══ SUPPLIED INFORMATION

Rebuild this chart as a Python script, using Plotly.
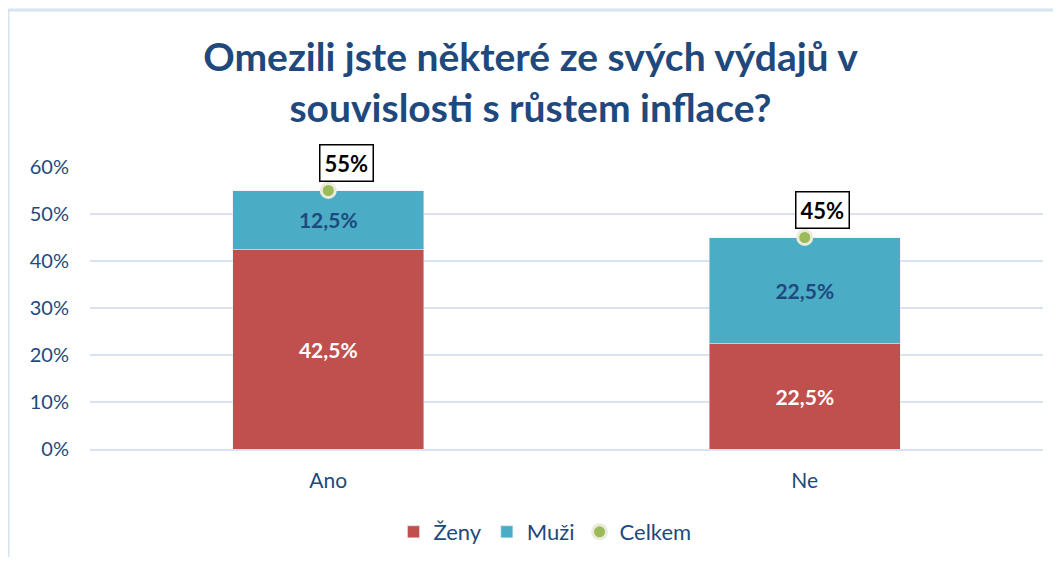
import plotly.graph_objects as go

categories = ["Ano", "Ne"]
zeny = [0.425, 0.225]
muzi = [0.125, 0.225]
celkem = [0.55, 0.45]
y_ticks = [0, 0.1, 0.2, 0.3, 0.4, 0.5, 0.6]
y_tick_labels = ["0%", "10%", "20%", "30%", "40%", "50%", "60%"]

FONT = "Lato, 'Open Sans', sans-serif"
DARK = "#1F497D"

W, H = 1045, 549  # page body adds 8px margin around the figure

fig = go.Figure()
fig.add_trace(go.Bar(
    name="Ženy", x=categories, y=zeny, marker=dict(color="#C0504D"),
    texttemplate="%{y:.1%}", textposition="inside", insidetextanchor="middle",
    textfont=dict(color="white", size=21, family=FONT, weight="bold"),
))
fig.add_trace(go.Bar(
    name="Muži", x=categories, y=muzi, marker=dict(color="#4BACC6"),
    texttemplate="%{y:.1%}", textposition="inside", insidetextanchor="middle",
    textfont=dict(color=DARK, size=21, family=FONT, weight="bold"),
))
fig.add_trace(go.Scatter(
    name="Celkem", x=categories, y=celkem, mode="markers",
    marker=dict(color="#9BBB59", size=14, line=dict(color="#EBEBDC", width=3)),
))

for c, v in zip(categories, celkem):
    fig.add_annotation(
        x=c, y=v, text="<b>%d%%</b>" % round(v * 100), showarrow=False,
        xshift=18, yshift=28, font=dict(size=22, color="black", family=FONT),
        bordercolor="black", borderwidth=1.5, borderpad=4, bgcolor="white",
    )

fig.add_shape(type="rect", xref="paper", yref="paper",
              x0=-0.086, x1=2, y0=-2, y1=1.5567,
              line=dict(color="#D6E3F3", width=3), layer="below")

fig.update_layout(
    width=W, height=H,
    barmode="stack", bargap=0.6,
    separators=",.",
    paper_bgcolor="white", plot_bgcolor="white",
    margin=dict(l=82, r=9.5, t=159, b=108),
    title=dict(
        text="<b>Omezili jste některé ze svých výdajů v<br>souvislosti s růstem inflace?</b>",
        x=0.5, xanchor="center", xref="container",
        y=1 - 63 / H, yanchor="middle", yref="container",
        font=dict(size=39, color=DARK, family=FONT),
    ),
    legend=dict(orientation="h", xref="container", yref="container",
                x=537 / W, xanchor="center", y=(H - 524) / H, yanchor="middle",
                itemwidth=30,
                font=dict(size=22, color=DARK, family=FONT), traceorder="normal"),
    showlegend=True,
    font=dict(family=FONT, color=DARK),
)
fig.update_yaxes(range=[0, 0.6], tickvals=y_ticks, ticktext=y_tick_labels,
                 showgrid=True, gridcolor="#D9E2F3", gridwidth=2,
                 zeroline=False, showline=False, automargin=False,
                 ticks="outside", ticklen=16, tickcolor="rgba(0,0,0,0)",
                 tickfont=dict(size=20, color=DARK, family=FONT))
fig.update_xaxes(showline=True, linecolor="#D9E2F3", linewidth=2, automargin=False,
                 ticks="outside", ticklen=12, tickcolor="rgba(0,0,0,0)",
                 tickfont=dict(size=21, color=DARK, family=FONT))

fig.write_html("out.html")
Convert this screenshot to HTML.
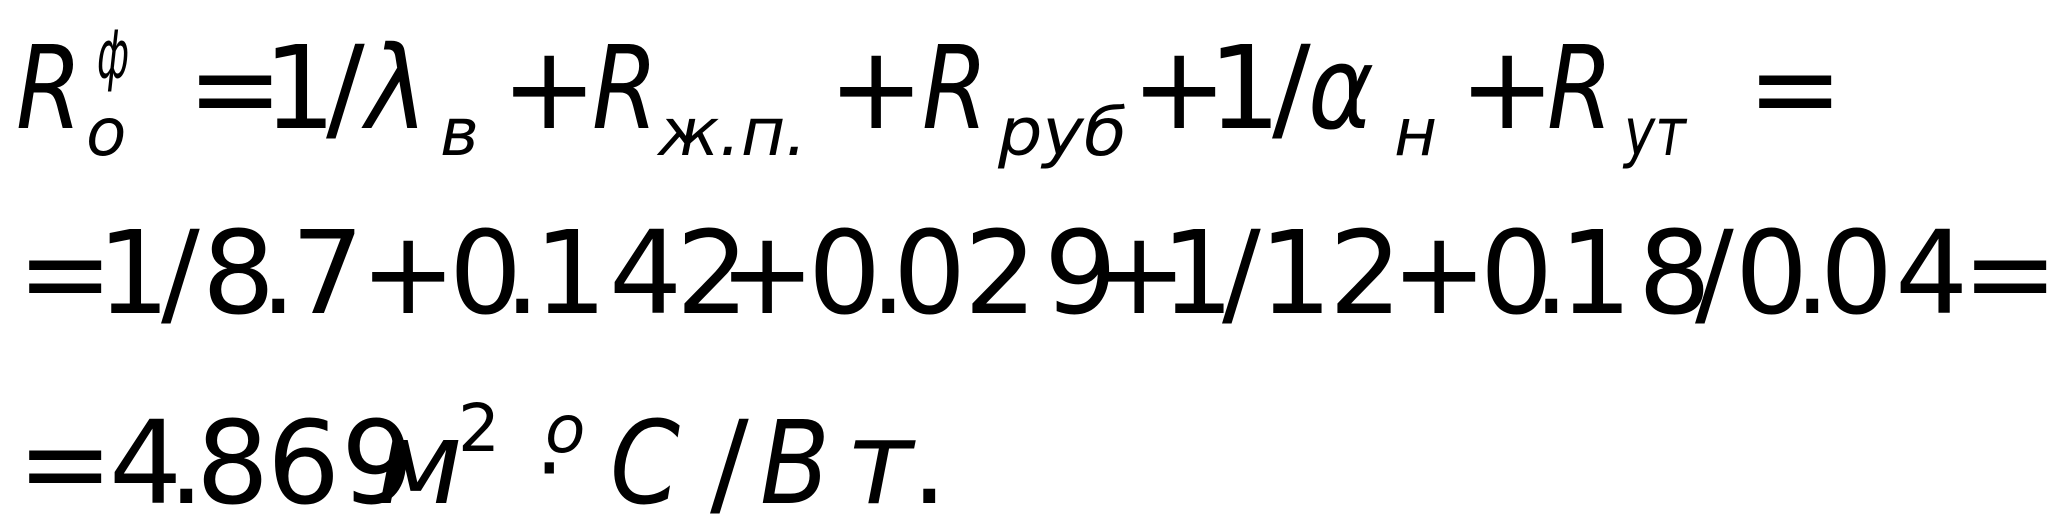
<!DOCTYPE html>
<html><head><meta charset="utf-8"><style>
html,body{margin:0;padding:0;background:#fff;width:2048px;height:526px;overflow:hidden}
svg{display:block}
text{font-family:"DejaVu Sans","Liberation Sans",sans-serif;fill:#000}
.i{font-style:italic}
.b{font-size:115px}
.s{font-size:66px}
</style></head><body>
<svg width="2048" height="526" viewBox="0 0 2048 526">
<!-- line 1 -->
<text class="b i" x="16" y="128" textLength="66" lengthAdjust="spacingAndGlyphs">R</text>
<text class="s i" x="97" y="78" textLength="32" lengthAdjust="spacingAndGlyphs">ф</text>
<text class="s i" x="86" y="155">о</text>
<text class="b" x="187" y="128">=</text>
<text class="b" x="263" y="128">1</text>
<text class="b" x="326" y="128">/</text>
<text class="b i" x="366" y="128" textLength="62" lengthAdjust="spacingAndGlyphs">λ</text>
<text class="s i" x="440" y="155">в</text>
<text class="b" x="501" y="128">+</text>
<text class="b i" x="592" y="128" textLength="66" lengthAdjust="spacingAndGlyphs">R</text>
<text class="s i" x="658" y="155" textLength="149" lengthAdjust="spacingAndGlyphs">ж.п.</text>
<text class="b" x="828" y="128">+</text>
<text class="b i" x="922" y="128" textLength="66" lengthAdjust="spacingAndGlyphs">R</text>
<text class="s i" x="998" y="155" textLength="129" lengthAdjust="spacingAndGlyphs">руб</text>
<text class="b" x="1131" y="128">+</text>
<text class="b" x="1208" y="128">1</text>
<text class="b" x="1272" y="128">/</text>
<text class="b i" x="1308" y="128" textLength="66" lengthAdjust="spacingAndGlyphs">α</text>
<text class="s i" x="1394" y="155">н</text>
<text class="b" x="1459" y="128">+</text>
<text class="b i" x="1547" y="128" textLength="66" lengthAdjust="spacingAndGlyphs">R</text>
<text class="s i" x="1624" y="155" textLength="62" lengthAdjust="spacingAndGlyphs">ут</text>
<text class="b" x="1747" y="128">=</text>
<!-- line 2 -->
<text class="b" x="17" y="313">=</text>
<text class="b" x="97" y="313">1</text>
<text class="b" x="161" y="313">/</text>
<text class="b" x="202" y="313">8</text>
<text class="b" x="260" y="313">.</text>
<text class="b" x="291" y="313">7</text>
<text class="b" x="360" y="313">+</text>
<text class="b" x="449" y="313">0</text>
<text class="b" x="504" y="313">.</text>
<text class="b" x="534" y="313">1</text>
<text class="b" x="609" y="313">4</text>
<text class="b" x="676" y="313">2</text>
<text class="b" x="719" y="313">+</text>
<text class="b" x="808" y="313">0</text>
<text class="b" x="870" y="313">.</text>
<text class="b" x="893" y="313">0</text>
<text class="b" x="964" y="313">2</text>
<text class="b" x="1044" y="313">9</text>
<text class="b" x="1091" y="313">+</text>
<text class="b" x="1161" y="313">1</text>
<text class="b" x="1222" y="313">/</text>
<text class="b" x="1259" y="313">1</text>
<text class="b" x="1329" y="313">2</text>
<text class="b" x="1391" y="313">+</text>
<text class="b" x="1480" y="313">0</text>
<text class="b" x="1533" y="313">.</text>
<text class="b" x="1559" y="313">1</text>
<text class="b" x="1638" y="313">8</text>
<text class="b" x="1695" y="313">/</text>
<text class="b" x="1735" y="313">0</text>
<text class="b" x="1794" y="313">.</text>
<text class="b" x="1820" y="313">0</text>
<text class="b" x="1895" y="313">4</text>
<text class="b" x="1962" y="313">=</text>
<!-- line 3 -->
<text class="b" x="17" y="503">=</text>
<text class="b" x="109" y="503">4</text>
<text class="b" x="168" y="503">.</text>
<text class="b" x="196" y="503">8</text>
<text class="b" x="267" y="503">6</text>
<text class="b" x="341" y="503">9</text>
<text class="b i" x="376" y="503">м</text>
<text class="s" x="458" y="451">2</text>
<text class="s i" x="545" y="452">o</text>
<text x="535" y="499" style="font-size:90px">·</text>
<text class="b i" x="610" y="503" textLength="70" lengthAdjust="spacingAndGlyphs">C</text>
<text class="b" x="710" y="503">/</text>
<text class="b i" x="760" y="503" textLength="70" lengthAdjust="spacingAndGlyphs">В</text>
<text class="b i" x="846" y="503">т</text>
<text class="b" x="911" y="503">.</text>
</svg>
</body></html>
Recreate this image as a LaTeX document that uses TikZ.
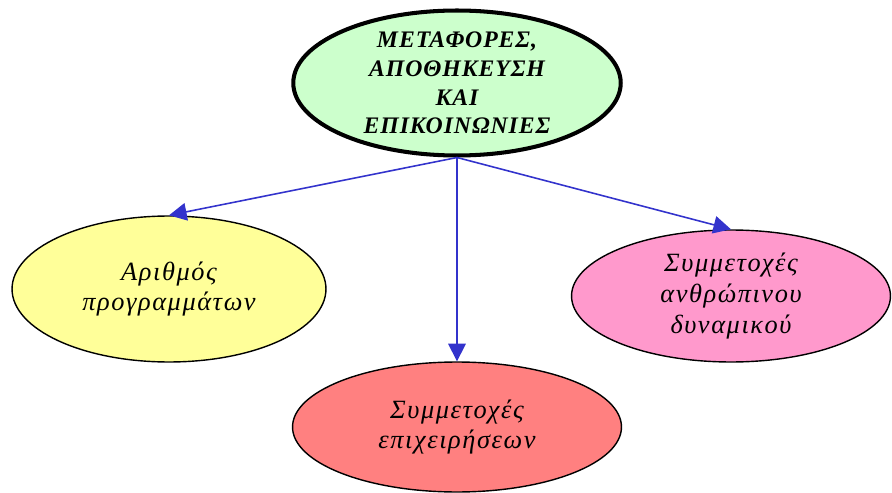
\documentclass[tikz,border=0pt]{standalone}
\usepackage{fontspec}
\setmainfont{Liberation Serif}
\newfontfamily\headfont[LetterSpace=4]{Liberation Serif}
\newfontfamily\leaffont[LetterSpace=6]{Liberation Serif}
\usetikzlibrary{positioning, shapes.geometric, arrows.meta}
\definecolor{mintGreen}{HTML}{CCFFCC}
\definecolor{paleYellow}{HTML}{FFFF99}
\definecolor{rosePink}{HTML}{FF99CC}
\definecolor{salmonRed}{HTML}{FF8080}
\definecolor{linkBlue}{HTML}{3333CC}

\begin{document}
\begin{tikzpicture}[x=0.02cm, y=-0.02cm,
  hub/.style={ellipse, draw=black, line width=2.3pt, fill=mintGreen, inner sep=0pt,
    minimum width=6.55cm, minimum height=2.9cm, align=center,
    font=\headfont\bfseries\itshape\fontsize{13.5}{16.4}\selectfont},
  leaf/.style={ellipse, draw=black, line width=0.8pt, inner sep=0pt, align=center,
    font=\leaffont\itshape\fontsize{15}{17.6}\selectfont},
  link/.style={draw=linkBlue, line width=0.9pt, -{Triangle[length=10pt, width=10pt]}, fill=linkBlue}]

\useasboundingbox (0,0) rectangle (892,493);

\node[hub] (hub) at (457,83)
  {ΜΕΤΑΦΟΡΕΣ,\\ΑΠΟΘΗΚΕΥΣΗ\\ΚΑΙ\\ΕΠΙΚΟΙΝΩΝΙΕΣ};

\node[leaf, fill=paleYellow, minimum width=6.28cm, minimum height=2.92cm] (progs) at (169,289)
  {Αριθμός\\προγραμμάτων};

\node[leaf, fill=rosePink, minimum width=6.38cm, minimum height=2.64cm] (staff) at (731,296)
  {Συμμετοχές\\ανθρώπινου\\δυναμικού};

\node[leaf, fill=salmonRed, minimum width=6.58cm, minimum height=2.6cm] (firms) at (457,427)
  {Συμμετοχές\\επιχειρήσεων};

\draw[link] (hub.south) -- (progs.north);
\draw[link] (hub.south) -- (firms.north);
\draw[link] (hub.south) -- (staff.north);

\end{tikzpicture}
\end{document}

════

- **OBJECTIVE**
Exactly as they appear, print the lines of the listing above from its first line through the line that contains "W, H = 1045, 549", minus the pictures.

- **TASK RESPONSE**
Rebuild this chart as a Python script, using Plotly.
import plotly.graph_objects as go

categories = ["Ano", "Ne"]
zeny = [0.425, 0.225]
muzi = [0.125, 0.225]
celkem = [0.55, 0.45]
y_ticks = [0, 0.1, 0.2, 0.3, 0.4, 0.5, 0.6]
y_tick_labels = ["0%", "10%", "20%", "30%", "40%", "50%", "60%"]

FONT = "Lato, 'Open Sans', sans-serif"
DARK = "#1F497D"

W, H = 1045, 549  # page body adds 8px margin around the figure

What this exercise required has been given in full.